> WHAT IS EXPECTED: Find the lines that contain the word "script" and copy each one.

> DATA FOR PROCESSING:

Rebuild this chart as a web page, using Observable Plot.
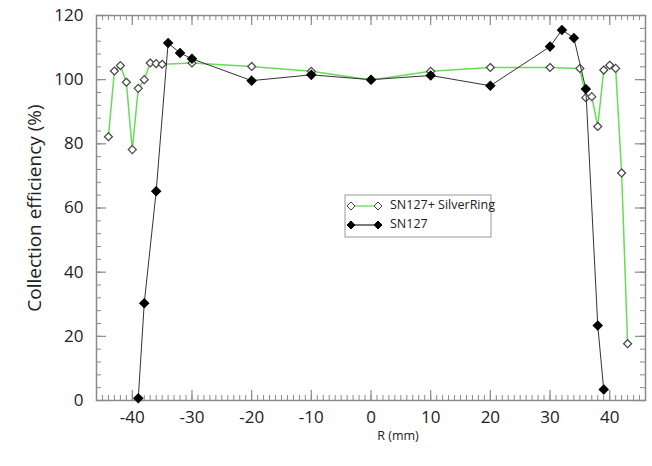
<!DOCTYPE html>
<html>
<head>
<meta charset="utf-8">
<script src="https://cdn.jsdelivr.net/npm/d3@7"></script>
<script src="https://cdn.jsdelivr.net/npm/@observablehq/plot@0.6"></script>
<style>
  html, body { margin: 0; padding: 0; background: #fff; }
  #chart svg { display: block; }
</style>
</head>
<body>
<div id="chart"></div>
<script>
// Data
const R_silver = [-44,-43,-42,-41,-40,-39,-38,-37,-36,-35,-30,-20,-10,0,10,20,30,35,36,37,38,39,40,41,42,43];
const E_silver = [82.2,102.7,104.4,99.2,78.2,97.3,100,105.2,105,104.8,105.2,104.1,102.6,99.9,102.6,103.8,103.8,103.5,94.4,94.7,85.4,103.0,104.5,103.5,70.9,17.7];
const R_sn127 = [-39,-38,-36,-34,-32,-30,-20,-10,0,10,20,30,32,34,36,38,39];
const E_sn127 = [0.7,30.3,65.2,111.4,108.3,106.5,99.7,101.5,100,101.3,98.1,110.3,115.5,113.0,97.1,23.4,3.4];
const seriesNames = ["SN127+ SilverRing", "SN127"];
const xTickLabels = [-40,-30,-20,-10,0,10,20,30,40];
const yTickLabels = [0,20,40,60,80,100,120];
const xMinorTicks = d3.range(-46, 47, 1);
const yMinorTicks = d3.range(0, 121, 4);

const silver = R_silver.map((r, i) => ({r, e: E_silver[i]}));
const sn127 = R_sn127.map((r, i) => ({r, e: E_sn127[i]}));

const W = 652, H = 466, mL = 96, mR = 7, mT = 15, mB = 66;
const pw = W - mL - mR, ph = H - mT - mB;
const axisColor = "#8a8a8a";
const green = "#66dd55";

const chart = Plot.plot({
  width: W, height: H,
  marginLeft: mL, marginRight: mR, marginTop: mT, marginBottom: mB,
  style: {fontFamily: "'Open Sans', sans-serif", background: "#fff", color: "#222"},
  x: {domain: [-46, 46], axis: null},
  y: {domain: [0, 120], axis: null},
  marks: [
    // minor ticks (inward, all four sides)
    Plot.tickX(xMinorTicks, {x: d => d, insetTop: ph - 5, stroke: axisColor, strokeWidth: 1}),
    Plot.tickX(xMinorTicks, {x: d => d, insetBottom: ph - 5, stroke: axisColor, strokeWidth: 1}),
    Plot.tickY(yMinorTicks, {y: d => d, insetRight: pw - 5, stroke: axisColor, strokeWidth: 1}),
    Plot.tickY(yMinorTicks, {y: d => d, insetLeft: pw - 5, stroke: axisColor, strokeWidth: 1}),
    // major ticks
    Plot.tickX(xTickLabels, {x: d => d, insetTop: ph - 10, stroke: axisColor, strokeWidth: 1.2}),
    Plot.tickX(xTickLabels, {x: d => d, insetBottom: ph - 10, stroke: axisColor, strokeWidth: 1.2}),
    Plot.tickY(yTickLabels, {y: d => d, insetRight: pw - 10, stroke: axisColor, strokeWidth: 1.2}),
    Plot.tickY(yTickLabels, {y: d => d, insetLeft: pw - 10, stroke: axisColor, strokeWidth: 1.2}),
    Plot.frame({stroke: axisColor, strokeWidth: 1.5}),
    Plot.axisX(xTickLabels, {tickSize: 0, tickPadding: 10, fontSize: 17, tickFormat: d => String(d), label: null, fill: "#222"}),
    Plot.axisY(yTickLabels, {tickSize: 0, tickPadding: 13, fontSize: 17, tickFormat: d => String(d), label: null, fill: "#222"}),
    // series
    Plot.line(silver, {x: "r", y: "e", stroke: green, strokeWidth: 1.5}),
    Plot.dot(silver, {x: "r", y: "e", symbol: "diamond2", r: 3.6, fill: "#fff", stroke: "#444", strokeWidth: 1.2}),
    Plot.line(sn127, {x: "r", y: "e", stroke: "#333", strokeWidth: 1}),
    Plot.dot(sn127, {x: "r", y: "e", symbol: "diamond2", r: 3.8, fill: "#000", stroke: "#000"})
  ]
});

const svg = d3.select(chart);
// axis titles
svg.append("text")
  .attr("transform", "translate(36,208) rotate(-90)")
  .attr("text-anchor", "middle").attr("dominant-baseline", "middle")
  .attr("font-family", "'Open Sans', sans-serif").attr("font-size", 19).attr("fill", "#222")
  .text("Collection efficiency (%)");
svg.append("text")
  .attr("x", 398).attr("y", 437)
  .attr("text-anchor", "middle").attr("dominant-baseline", "middle")
  .attr("font-family", "'Open Sans', sans-serif").attr("font-size", 12.5).attr("fill", "#222")
  .text("R (mm)");

// legend
const lg = svg.append("g").attr("font-family", "'Open Sans', sans-serif").attr("font-size", 12.5).attr("fill", "#222").attr("text-anchor", "start");
lg.append("rect").attr("x", 345).attr("y", 195).attr("width", 146).attr("height", 42)
  .attr("fill", "#fff").attr("stroke", "#999").attr("stroke-width", 1);
const rows = [
  {name: seriesNames[0], stroke: green, fill: "#fff", mstroke: "#444", y: 206},
  {name: seriesNames[1], stroke: "#333", fill: "#000", mstroke: "#000", y: 225}
];
const diamond = (cx, cy, s) => `M${cx},${cy - s}L${cx + s},${cy}L${cx},${cy + s}L${cx - s},${cy}Z`;
rows.forEach(d => {
  lg.append("line").attr("x1", 351).attr("x2", 378).attr("y1", d.y).attr("y2", d.y)
    .attr("stroke", d.stroke).attr("stroke-width", 1.3);
  [351, 378].forEach(cx => lg.append("path").attr("d", diamond(cx, d.y, 4))
    .attr("fill", d.fill).attr("stroke", d.mstroke).attr("stroke-width", 1));
  lg.append("text").attr("x", 390).attr("y", d.y).attr("text-anchor", "start")
    .attr("dominant-baseline", "middle").text(d.name);
});

document.getElementById("chart").appendChild(chart);
</script>
</body>
</html>
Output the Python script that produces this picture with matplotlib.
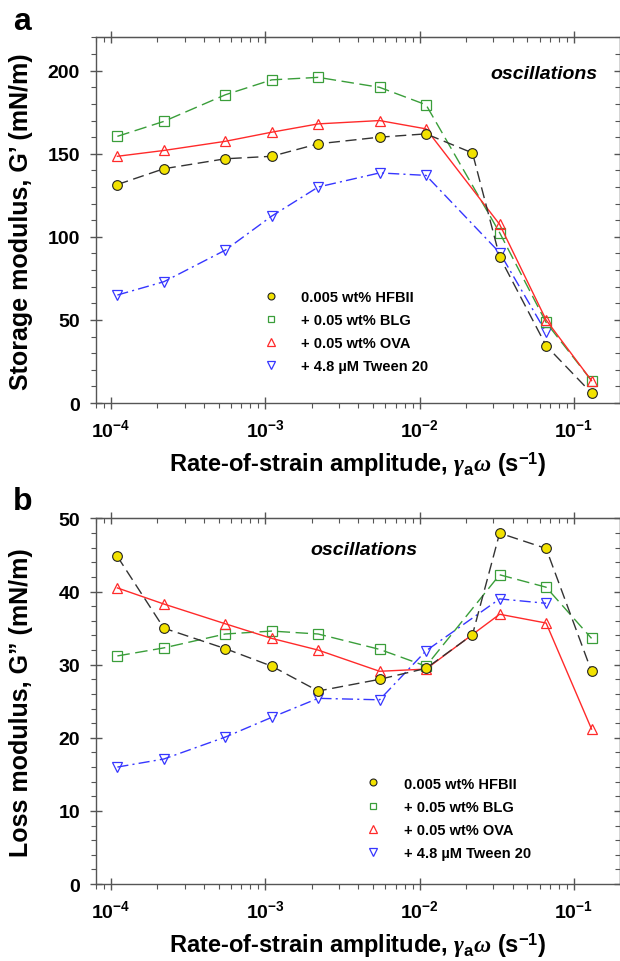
import matplotlib
matplotlib.use('Agg')
import matplotlib.pyplot as plt
from matplotlib.lines import Line2D
from matplotlib.ticker import MultipleLocator, NullFormatter

plt.rcParams['font.family'] = ['Liberation Sans', 'DejaVu Sans']
plt.rcParams['font.weight'] = 'bold'
plt.rcParams['mathtext.fontset'] = 'custom'
plt.rcParams['mathtext.rm'] = 'Liberation Sans:bold'
plt.rcParams['mathtext.bf'] = 'Liberation Sans:bold'
plt.rcParams['mathtext.it'] = 'Liberation Serif:italic'

# rate-of-strain amplitude (1/s)
rate_all = [1.1e-4, 2.2e-4, 5.5e-4, 1.1e-3, 2.2e-3, 5.5e-3, 1.1e-2, 2.2e-2, 3.3e-2, 6.6e-2, 1.3e-1]
rate_10 = [1.1e-4, 2.2e-4, 5.5e-4, 1.1e-3, 2.2e-3, 5.5e-3, 1.1e-2, 3.3e-2, 6.6e-2, 1.3e-1]
rate_9 = [1.1e-4, 2.2e-4, 5.5e-4, 1.1e-3, 2.2e-3, 5.5e-3, 1.1e-2, 3.3e-2, 6.6e-2]

labels = ['0.005 wt% HFBII', '+ 0.05 wt% BLG', '+ 0.05 wt% OVA', '+ 4.8 \u00b5M Tween 20']

# storage modulus G' (mN/m)
g1_hfb = [131.5, 141, 147, 148.5, 156, 160, 162, 150.5, 88, 34.5, 6]
g1_blg = [160.5, 169.5, 185.5, 194.5, 196, 190, 179.5, 102.5, 48.5, 13.5]
g1_ova = [148.5, 152, 157.5, 163, 168, 170, 165, 107.5, 50, 13.5]
g1_tw = [65, 73, 92, 112.5, 130, 138.5, 137, 90.5, 42.5]

# loss modulus G'' (mN/m)
g2_hfb = [44.8, 35.0, 32.2, 29.8, 26.4, 28.0, 29.5, 34.1, 48.0, 45.9, 29.1]
g2_blg = [31.2, 32.3, 34.2, 34.6, 34.2, 32.1, 29.8, 42.3, 40.6, 33.6]
g2_ova = [40.5, 38.3, 35.6, 33.6, 32.0, 29.1, 29.4, 36.9, 35.7, 21.2]
g2_tw = [16.0, 17.1, 20.1, 22.8, 25.4, 25.2, 31.9, 39.0, 38.4]

axc = '#555555'
yellow = '#f2e200'
green = '#3a9e3a'
red = '#ff2a2a'
blue = '#3636ff'

fig = plt.figure(figsize=(6.2, 9.62), dpi=100)
ax1 = fig.add_axes([0.1544, 0.580, 0.845, 0.380])
ax2 = fig.add_axes([0.1544, 0.080, 0.845, 0.380])


def draw(ax, hfb, blg, ova, tw):
    ax.plot(rate_9, tw, color=blue, lw=1.0, dashes=(8, 3, 1.5, 3),
            marker='v', ms=7, mfc='none', mec=blue, mew=0.9)
    ax.plot(rate_10, blg, color=green, lw=1.0, dashes=(9, 4),
            marker='s', ms=6.5, mfc='none', mec=green, mew=0.9)
    ax.plot(rate_10, ova, color=red, lw=1.0, ls='-',
            marker='^', ms=7, mfc='none', mec=red, mew=0.9)
    ax.plot(rate_all, hfb, color='#333333', lw=1.0, dashes=(8, 4),
            marker='o', ms=7, mfc=yellow, mec='#222222', mew=0.8)


def style(ax, ylim, major, minor, ylabel):
    ax.set_xscale('log')
    ax.set_xlim(10 ** -4.099, 10 ** -0.704)
    ax.set_ylim(*ylim)
    ax.yaxis.set_major_locator(MultipleLocator(major))
    ax.yaxis.set_minor_locator(MultipleLocator(minor))
    for s in ax.spines.values():
        s.set_color(axc)
        s.set_linewidth(1.0)
    ax.tick_params(which='major', direction='inout', length=8.5, width=1.0, color=axc,
                   labelsize=14, pad=7, top=False, right=False)
    ax.tick_params(which='minor', direction='out', length=3.5, width=0.8, color=axc,
                   top=False, right=False)
    ax.set_xlabel(r'Rate-of-strain amplitude, $\gamma_{\mathrm{a}}\omega$ (s$^{-1}$)',
                  fontsize=17, fontweight='bold')
    ax.xaxis.set_label_coords(0.5, -0.125)
    ax.set_ylabel(ylabel, fontsize=18, fontweight='bold')
    ax.yaxis.set_label_coords(-0.12, 0.5)

    # top and right axes: ticks only, pointing inward
    top = ax.secondary_xaxis('top')
    top.tick_params(which='major', direction='inout', length=8.5, width=1.0, color=axc)
    top.tick_params(which='minor', direction='in', length=3.5, width=0.8, color=axc)
    top.xaxis.set_major_formatter(NullFormatter())
    top.xaxis.set_minor_formatter(NullFormatter())
    top.spines['top'].set_color(axc)
    right = ax.secondary_yaxis('right')
    right.yaxis.set_major_locator(MultipleLocator(major))
    right.yaxis.set_minor_locator(MultipleLocator(minor))
    right.tick_params(which='major', direction='inout', length=8.5, width=1.0, color=axc)
    right.tick_params(which='minor', direction='in', length=3.5, width=0.8, color=axc)
    right.yaxis.set_major_formatter(NullFormatter())
    right.spines['right'].set_color(axc)


def legend(ax, xy):
    handles = [
        Line2D([], [], ls='none', marker='o', ms=5, mfc=yellow, mec='#222222', mew=0.8),
        Line2D([], [], ls='none', marker='s', ms=4.5, mfc='none', mec=green, mew=0.9),
        Line2D([], [], ls='none', marker='^', ms=5.5, mfc='none', mec=red, mew=0.9),
        Line2D([], [], ls='none', marker='v', ms=5.5, mfc='none', mec=blue, mew=0.9),
    ]
    ax.legend(handles, labels, loc='upper left', bbox_to_anchor=xy, frameon=False,
              fontsize=10.5, handlelength=1.0, handletextpad=1.6, labelspacing=0.62,
              borderpad=0, borderaxespad=0)


draw(ax1, g1_hfb, g1_blg, g1_ova, g1_tw)
style(ax1, (0, 220), 50, 10, 'Storage modulus, G\u2019 (mN/m)')
legend(ax1, (0.320, 0.310))
ax1.text(0.957, 0.902, 'oscillations', transform=ax1.transAxes, ha='right', va='center',
         fontsize=14, fontweight='bold', fontstyle='italic')

draw(ax2, g2_hfb, g2_blg, g2_ova, g2_tw)
style(ax2, (0, 50), 10, 2, 'Loss modulus, G\u201d (mN/m)')
legend(ax2, (0.516, 0.294))
ax2.text(0.409, 0.916, 'oscillations', transform=ax2.transAxes, ha='left', va='center',
         fontsize=14, fontweight='bold', fontstyle='italic')

fig.text(13 / 620, 1 - 30 / 962, 'a', fontsize=23, fontweight='bold', va='baseline')
fig.text(13 / 620, 1 - 510 / 962, 'b', fontsize=23, fontweight='bold', va='baseline')

fig.savefig('out.png', dpi=100)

> EXERCISE RESULT:
<script src="https://cdn.jsdelivr.net/npm/d3@7"></script>
<script src="https://cdn.jsdelivr.net/npm/@observablehq/plot@0.6"></script>
<script>
</script>
Output the Python script that produces this picture with matplotlib.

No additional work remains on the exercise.